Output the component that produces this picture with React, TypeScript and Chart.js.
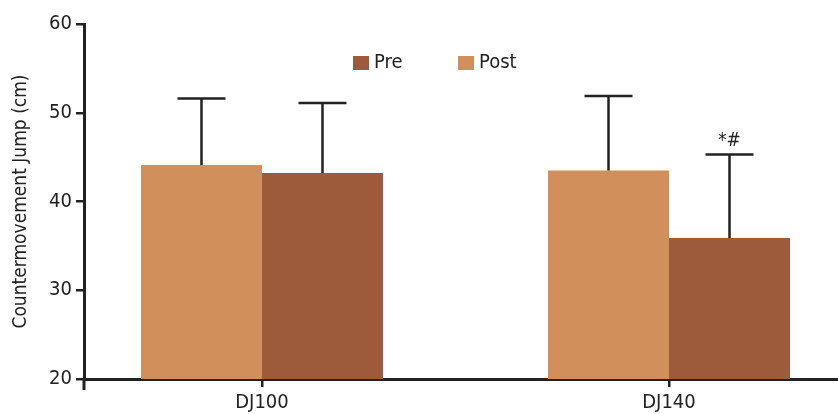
import React, { useEffect, useRef } from "react";
import { Chart, registerables } from "chart.js";

Chart.register(...registerables);

const categories = ["DJ100", "DJ140"];
const seriesLabels = ["Post", "Pre"];
const postValues = [44.1, 43.5];
const preValues = [43.2, 35.9];
const postErrors = [7.5, 8.4];
const preErrors = [7.9, 9.4];
const postMarks = ["", ""];
const preMarks = ["", "*#"];
const yTicks = [20, 30, 40, 50, 60];

const LIGHT = "#D18F5C";
const DARK = "#9E5B3B";
const INK = "#222222";
const FONT = "'Liberation Sans Narrow', 'DejaVu Sans Condensed', Roboto, sans-serif";

const errorsByDataset = [postErrors, preErrors];
const marksByDataset = [postMarks, preMarks];

const errorBarPlugin = {
  id: "errorBars",
  afterDatasetsDraw(chart: any) {
    const ctx = chart.ctx;
    const yScale = chart.scales.y;
    chart.data.datasets.forEach((ds: any, di: number) => {
      const meta = chart.getDatasetMeta(di);
      meta.data.forEach((el: any, i: number) => {
        const v = ds.data[i].y;
        const err = errorsByDataset[di][i];
        const yTop = yScale.getPixelForValue(v + err);
        ctx.save();
        ctx.strokeStyle = INK;
        ctx.lineWidth = 2.5;
        ctx.beginPath();
        ctx.moveTo(el.x, el.y);
        ctx.lineTo(el.x, yTop);
        ctx.moveTo(el.x - 24, yTop);
        ctx.lineTo(el.x + 24, yTop);
        ctx.stroke();
        const mark = marksByDataset[di][i];
        if (mark) {
          ctx.fillStyle = INK;
          ctx.font = `19px ${FONT}`;
          ctx.textAlign = "center";
          ctx.textBaseline = "bottom";
          ctx.fillText(mark, el.x, yTop - 4);
        }
        ctx.restore();
      });
    });
  },
  afterDraw(chart: any) {
    const ctx = chart.ctx;
    const a = chart.chartArea;
    ctx.save();
    ctx.strokeStyle = INK;
    ctx.lineWidth = 3;
    ctx.beginPath();
    ctx.moveTo(a.left, a.bottom);
    ctx.lineTo(a.left, a.bottom + 11);
    ctx.stroke();
    ctx.restore();
  },
};

const legendPlugin = {
  id: "customLegend",
  afterDraw(chart: any) {
    const ctx = chart.ctx;
    const a = chart.chartArea;
    const order = [1, 0];
    ctx.save();
    ctx.font = `20px ${FONT}`;
    ctx.textBaseline = "middle";
    ctx.textAlign = "left";
    order.forEach((di, k) => {
      const ds = chart.data.datasets[di];
      const x = a.left + 269 + k * 105;
      const y = a.top + 32;
      ctx.fillStyle = ds.backgroundColor;
      ctx.fillRect(x, y, 16, 14);
      ctx.fillStyle = INK;
      ctx.fillText(ds.label, x + 21, y + 7);
    });
    ctx.restore();
  },
};

export default function App() {
  const ref = useRef<HTMLCanvasElement>(null);
  useEffect(() => {
    document.body.style.margin = "0";
    const chart = new Chart(ref.current!, {
      type: "bar",
      data: {
        datasets: [
          {
            label: seriesLabels[0],
            data: categories.map((_, i) => ({ x: i, y: postValues[i] })),
            backgroundColor: LIGHT,
          },
          {
            label: seriesLabels[1],
            data: categories.map((_, i) => ({ x: i, y: preValues[i] })),
            backgroundColor: DARK,
          },
        ],
      },
      options: {
        animation: false,
        responsive: true,
        maintainAspectRatio: false,
        layout: { padding: { top: 24, right: 0, left: 0, bottom: 0 } },
        datasets: { bar: { categoryPercentage: 0.5946, barPercentage: 1 } },
        plugins: { legend: { display: false }, tooltip: { enabled: false } },
        scales: {
          x: {
            type: "linear",
            offset: false,
            min: -0.4373,
            max: 1.4152,
            afterBuildTicks: (scale: any) => {
              scale.ticks = categories.map((_, i) => ({ value: i }));
            },
            afterFit: (scale: any) => {
              scale.height = 35;
            },
            ticks: {
              callback: (v: any) => categories[Math.round(v)],
              color: INK,
              font: { family: FONT, size: 20 },
              padding: 4,
              maxRotation: 0,
              autoSkip: false,
            },
            grid: { offset: false, drawOnChartArea: false, tickLength: 8, color: INK, lineWidth: 2.5 },
            border: { color: INK, width: 3 },
          },
          y: {
            min: 20,
            max: 60,
            afterBuildTicks: (scale: any) => {
              scale.ticks = yTicks.map((v) => ({ value: v }));
            },
            afterFit: (scale: any) => {
              scale.width = 84;
            },
            ticks: {
              color: INK,
              font: { family: FONT, size: 20 },
              padding: 4,
            },
            grid: { drawOnChartArea: false, tickLength: 8, color: INK, lineWidth: 2.5 },
            border: { color: INK, width: 3 },
            title: {
              display: true,
              text: "Countermovement Jump (cm)",
              color: INK,
              font: { family: FONT, size: 19 },
              padding: { top: 10, bottom: 0 },
            },
          },
        },
      },
      plugins: [errorBarPlugin, legendPlugin],
    });
    return () => chart.destroy();
  }, []);
  return (
    <div style={{ position: "relative", width: 838, height: 414 }}>
      <canvas ref={ref} />
    </div>
  );
}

## Your goal
Write out each line of the listing above, exactly, from its first line to the line holding "const marksByDataset = [postMarks, preMarks];", inclusive. Skip the pictures.

## Finished task
Output the component that produces this picture with React, TypeScript and Chart.js.
import React, { useEffect, useRef } from "react";
import { Chart, registerables } from "chart.js";

Chart.register(...registerables);

const categories = ["DJ100", "DJ140"];
const seriesLabels = ["Post", "Pre"];
const postValues = [44.1, 43.5];
const preValues = [43.2, 35.9];
const postErrors = [7.5, 8.4];
const preErrors = [7.9, 9.4];
const postMarks = ["", ""];
const preMarks = ["", "*#"];
const yTicks = [20, 30, 40, 50, 60];

const LIGHT = "#D18F5C";
const DARK = "#9E5B3B";
const INK = "#222222";
const FONT = "'Liberation Sans Narrow', 'DejaVu Sans Condensed', Roboto, sans-serif";

const errorsByDataset = [postErrors, preErrors];
const marksByDataset = [postMarks, preMarks];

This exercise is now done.